• _Task to complete_: In the entries below, print exactly the lines from the first through the one with "right=76pt of nogo1]", both included, and none of the pictures.

• _Records for this task_:
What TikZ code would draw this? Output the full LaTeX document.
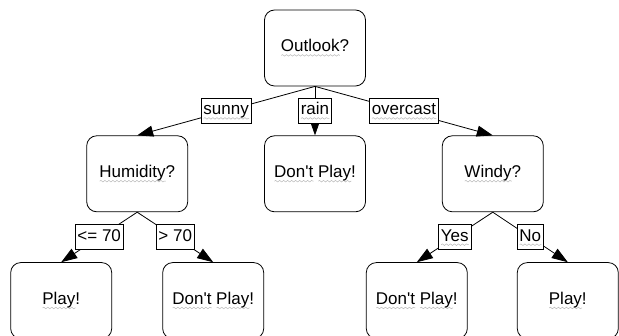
\documentclass[tikz,border=0pt]{standalone}
\usepackage{fontspec}
\setmainfont{Liberation Sans}
\usetikzlibrary{arrows.meta, positioning, decorations.pathmorphing}

% wavy grey underline, one word at a time
\newsavebox{\wordbox}
\newlength{\wordwd}
\newcommand{\squig}[1]{\sbox{\wordbox}{#1}\setlength{\wordwd}{\wd\wordbox}%
  \rlap{\tikz[baseline=0pt, x=1pt, y=1pt]\draw[-, sharp corners, fill=none, line width=0.5pt, gray!55, decorate, decoration={snake, amplitude=0.8pt, segment length=4pt}] (0,-3.5) -- (\wordwd,-3.5);}%
  \usebox{\wordbox}}

\begin{document}
\begin{tikzpicture}[
    x=1pt, y=-1pt,
    node distance=49pt,
    test/.style={rectangle, draw, rounded corners=10pt, minimum width=101pt, minimum height=76pt, align=center, font=\fontsize{17}{20}\selectfont, line width=0.8pt},
    leaf/.style={test},
    cond/.style={rectangle, draw, fill=white, inner xsep=2.5pt, inner ysep=3.5pt, text height=13pt, text depth=5pt, font=\fontsize{17}{20}\selectfont, line width=0.8pt},
    -{Triangle[length=16pt,width=11pt]}, line width=0.8pt
]
    \useasboundingbox (0,0) rectangle (619,336);

    % Root and first level
    \node[test] (outlook) at (315,48) {\squig{Outlook}?};
    \node[leaf, below=of outlook] (nogo1) {\squig{Don\textquotesingle t} \squig{Play}!};
    \node[test, left=76pt of nogo1] (humidity) {\squig{Humidity}?};
    \node[test, right=76pt of nogo1] (windy) {\squig{Windy}?};

    % Leaves
    \node[leaf, below=50pt of humidity, xshift=-76pt] (play1) {\squig{Play}!};
    \node[leaf, below=50pt of humidity, xshift=76pt] (nogo2) {\squig{Don\textquotesingle t} \squig{Play}!};
    \node[leaf, below=50pt of windy, xshift=-76pt] (nogo3) {\squig{Don\textquotesingle t} \squig{Play}!};
    \node[leaf, below=50pt of windy, xshift=75pt] (play2) {\squig{Play}!};

    % Edges
    \draw (outlook.south) -- node[cond] {\squig{sunny}} (humidity.north);
    \draw (outlook.south) -- node[cond] {\squig{rain}} (nogo1.north);
    \draw (outlook.south) -- node[cond] {\squig{overcast}} (windy.north);
    \draw (humidity.south) -- node[cond] {<= 70} (play1.north);
    \draw (humidity.south) -- node[cond] {> 70} (nogo2.north);
    \draw (windy.south) -- node[cond] {\squig{Yes}} (nogo3.north);
    \draw (windy.south) -- node[cond] {\squig{No}} (play2.north);
\end{tikzpicture}
\end{document}
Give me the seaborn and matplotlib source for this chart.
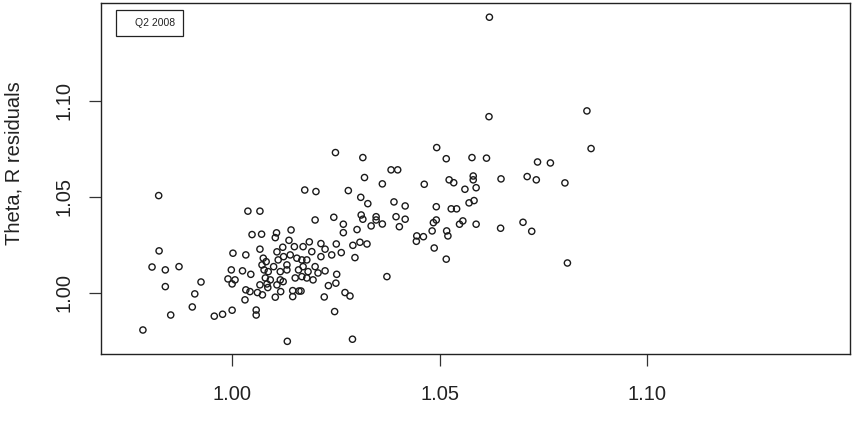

• _Solution_:
What TikZ code would draw this? Output the full LaTeX document.
\documentclass[tikz,border=0pt]{standalone}
\usepackage{fontspec}
\setmainfont{Liberation Sans}
\usetikzlibrary{arrows.meta, positioning, decorations.pathmorphing}

% wavy grey underline, one word at a time
\newsavebox{\wordbox}
\newlength{\wordwd}
\newcommand{\squig}[1]{\sbox{\wordbox}{#1}\setlength{\wordwd}{\wd\wordbox}%
  \rlap{\tikz[baseline=0pt, x=1pt, y=1pt]\draw[-, sharp corners, fill=none, line width=0.5pt, gray!55, decorate, decoration={snake, amplitude=0.8pt, segment length=4pt}] (0,-3.5) -- (\wordwd,-3.5);}%
  \usebox{\wordbox}}

\begin{document}
\begin{tikzpicture}[
    x=1pt, y=-1pt,
    node distance=49pt,
    test/.style={rectangle, draw, rounded corners=10pt, minimum width=101pt, minimum height=76pt, align=center, font=\fontsize{17}{20}\selectfont, line width=0.8pt},
    leaf/.style={test},
    cond/.style={rectangle, draw, fill=white, inner xsep=2.5pt, inner ysep=3.5pt, text height=13pt, text depth=5pt, font=\fontsize{17}{20}\selectfont, line width=0.8pt},
    -{Triangle[length=16pt,width=11pt]}, line width=0.8pt
]
    \useasboundingbox (0,0) rectangle (619,336);

    % Root and first level
    \node[test] (outlook) at (315,48) {\squig{Outlook}?};
    \node[leaf, below=of outlook] (nogo1) {\squig{Don\textquotesingle t} \squig{Play}!};
    \node[test, left=76pt of nogo1] (humidity) {\squig{Humidity}?};
    \node[test, right=76pt of nogo1] (windy) {\squig{Windy}?};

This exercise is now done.